▶

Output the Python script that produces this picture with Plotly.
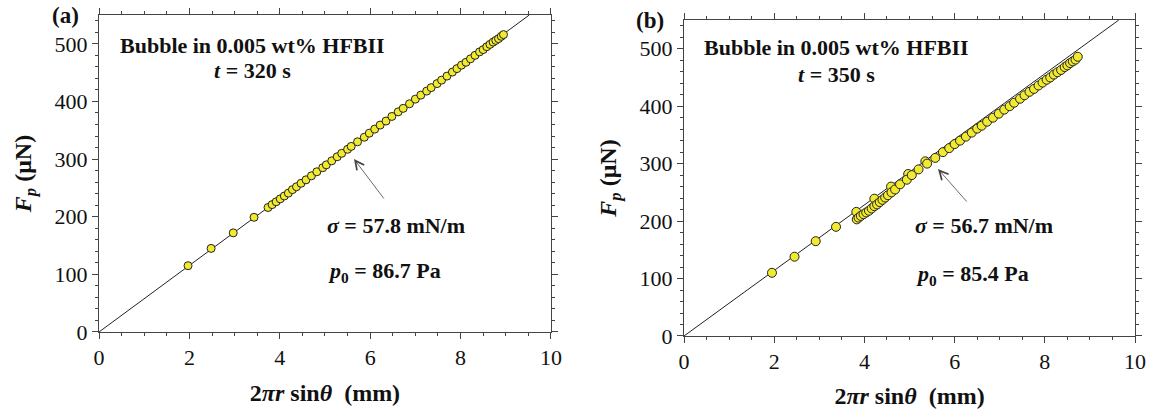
import plotly.graph_objects as go

# ---------------- data ----------------
# Panel (a): t = 320 s
xa = [1.97, 2.48, 2.97, 3.43, 3.74, 3.83, 3.92, 4.01, 4.10, 4.19, 4.28, 4.37, 4.47,
      4.58, 4.70, 4.82, 4.95, 5.03, 5.15, 5.27, 5.37, 5.50, 5.58, 5.72, 5.87, 5.98,
      6.10, 6.22, 6.35, 6.48, 6.62, 6.73, 6.87, 7.00, 7.12, 7.25, 7.35, 7.48, 7.58,
      7.70, 7.82, 7.92, 8.02, 8.12, 8.22, 8.32, 8.42, 8.50, 8.58, 8.65, 8.72, 8.78,
      8.84, 8.90, 8.95]
ya = [115, 145, 172, 199, 216, 221, 226, 231, 236, 241, 247, 252, 258,
      264, 271, 278, 285, 290, 297, 304, 310, 317, 322, 330, 338, 345,
      352, 359, 366, 374, 382, 388, 396, 404, 411, 418, 424, 431, 437,
      444, 451, 457, 463, 468, 474, 480, 486, 490, 495, 499, 503, 506,
      509, 513, 516]
fit_a_x = [0, 9.52]
fit_a_y = [0, 550]

# Panel (b): t = 350 s
xb = [1.95, 2.45, 2.92, 3.37, 3.83, 3.87, 3.92, 3.98, 4.04, 4.10, 4.16, 4.22,
      4.28, 4.34, 4.40, 4.46, 4.52, 4.60, 4.68, 4.79, 4.94, 5.05, 5.20, 5.39,
      5.57, 5.74, 5.88, 6.00, 6.12, 6.25, 6.38, 6.50, 6.60, 6.72, 6.85, 6.98,
      7.10, 7.22, 7.32, 7.45, 7.55, 7.66, 7.76, 7.86, 7.95, 8.04, 8.12, 8.20,
      8.28, 8.36, 8.44, 8.50, 8.56, 8.62, 8.68, 8.73]
yb = [110, 138, 165, 190, 203, 206, 209, 212, 215, 218, 222, 226,
      229, 233, 237, 241, 245, 250, 255, 264, 272, 280, 290, 300,
      310, 320, 327, 334, 340, 347, 354, 361, 366, 373, 380, 387,
      394, 400, 406, 413, 419, 425, 430, 436, 441, 446, 450, 455,
      459, 463, 468, 471, 475, 478, 481, 486]
xb2 = [3.82, 4.22, 4.59, 4.97, 5.35]
yb2 = [216, 239, 260, 282, 304]
fit_b_x = [0, 9.64]
fit_b_y = [0, 550]

FONT = "Liberation Serif"
MARK = dict(size=8, color="#f2ea2e", line=dict(color="#222222", width=1))
MARK_B = dict(size=9, color="#f2ea2e", line=dict(color="#222222", width=1))

fig = go.Figure()
fig.add_trace(go.Scatter(x=fit_a_x, y=fit_a_y, mode="lines",
                         line=dict(color="#222222", width=1), xaxis="x", yaxis="y"))
fig.add_trace(go.Scatter(x=xa, y=ya, mode="markers", marker=MARK, xaxis="x", yaxis="y"))
fig.add_trace(go.Scatter(x=fit_b_x, y=fit_b_y, mode="lines",
                         line=dict(color="#222222", width=1), xaxis="x2", yaxis="y2"))
fig.add_trace(go.Scatter(x=xb2, y=yb2, mode="markers", marker=MARK_B, xaxis="x2", yaxis="y2"))
fig.add_trace(go.Scatter(x=xb, y=yb, mode="markers", marker=MARK_B, xaxis="x2", yaxis="y2"))

tickfont = dict(family=FONT, size=22, color="#111111")
titlefont = dict(family=FONT, size=24, color="#111111")

def xaxis(domain, anchor):
    return dict(domain=domain, anchor=anchor, range=[0, 10], dtick=2, tick0=0,
                automargin=False,
                showgrid=False, zeroline=False, showline=True, linecolor="#444444",
                linewidth=1.2, mirror="allticks", ticks="outside", ticklen=6,
                tickcolor="#444444", tickfont=tickfont,
                minor=dict(dtick=0.5, ticks="outside", ticklen=3, tickcolor="#444444"),
                title=dict(text="<b>2<i>πr</i> sin<i>θ</i>  (mm)</b>", font=titlefont, standoff=14))

def yaxis(domain, anchor):
    return dict(domain=domain, anchor=anchor, range=[0, 550], dtick=100, tick0=0,
                automargin=False,
                showgrid=False, zeroline=False, showline=True, linecolor="#444444",
                linewidth=1.2, mirror="allticks", ticks="outside", ticklen=6,
                tickcolor="#444444", tickfont=tickfont,
                minor=dict(dtick=20, ticks="outside", ticklen=3, tickcolor="#444444"),
                title=dict(text="<b><i>F</i><sub><i>p</i></sub> (μN)</b>", font=titlefont, standoff=16))

fig.update_layout(
    width=1150, height=409, margin=dict(l=0, r=0, t=0, b=0, autoexpand=False),
    paper_bgcolor="white", plot_bgcolor="white", showlegend=False,
    xaxis=xaxis([0.0861, 0.4791], "y"),
    yaxis=yaxis([0.1883, 0.9633], "x"),
    xaxis2=xaxis([0.5948, 0.9870], "y2"),
    yaxis2=yaxis([0.1785, 0.9511], "x2"),
)

def ann(text, x, y, size=22, xanchor="center"):
    fig.add_annotation(text=text, x=x, y=y, xref="paper", yref="paper", showarrow=False,
                       font=dict(family=FONT, size=size, color="#111111"),
                       xanchor=xanchor, yanchor="middle")

# Panel labels
ann("<b>(a)</b>", 65 / 1150, 1 - 16 / 409, size=23)
ann("<b>(b)</b>", 650 / 1150, 1 - 20 / 409, size=23)

# Panel (a) texts
ann("<b>Bubble in 0.005 wt% HFBII</b>", 252 / 1150, 1 - 46 / 409)
ann("<b><i>t</i> = 320 s</b>", 252 / 1150, 1 - 71 / 409)
ann("<b><i>σ</i> = 57.8 mN/m</b>", 325 / 1150, 1 - 225 / 409, xanchor="left")
ann("<b><i>p</i><sub>0</sub> = 86.7 Pa</b>", 326 / 1150, 1 - 272 / 409, xanchor="left")

# Panel (b) texts
ann("<b>Bubble in 0.005 wt% HFBII</b>", 836 / 1150, 1 - 48 / 409)
ann("<b><i>t</i> = 350 s</b>", 836 / 1150, 1 - 74 / 409)
ann("<b><i>σ</i> = 56.7 mN/m</b>", 913 / 1150, 1 - 225 / 409, xanchor="left")
ann("<b><i>p</i><sub>0</sub> = 85.4 Pa</b>", 914 / 1150, 1 - 275 / 409, xanchor="left")

# Arrows (tail offset in pixels from the tip)
fig.add_annotation(x=354 / 1150, y=1 - 159 / 409, ax=31, ay=41,
                   xref="paper", yref="paper", axref="pixel", ayref="pixel",
                   showarrow=True, arrowhead=5, arrowsize=2.2, arrowwidth=0.8,
                   arrowcolor="#444444", text="")
fig.add_annotation(x=938 / 1150, y=1 - 169 / 409, ax=30, ay=34,
                   xref="paper", yref="paper", axref="pixel", ayref="pixel",
                   showarrow=True, arrowhead=5, arrowsize=2.2, arrowwidth=0.8,
                   arrowcolor="#444444", text="")

fig.write_html("out.html", config={"displayModeBar": False},
               post_script="document.body.style.margin='0';document.body.style.overflow='hidden';")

◀

▸ GIVEN EXERCISE: Everything from the first line of the listing above through the line that contains "import plotly.graph_objects as go" is to be restated word for word, minus the pictures.

▸ COMPLETED TASK:
Output the Python script that produces this picture with Plotly.
import plotly.graph_objects as go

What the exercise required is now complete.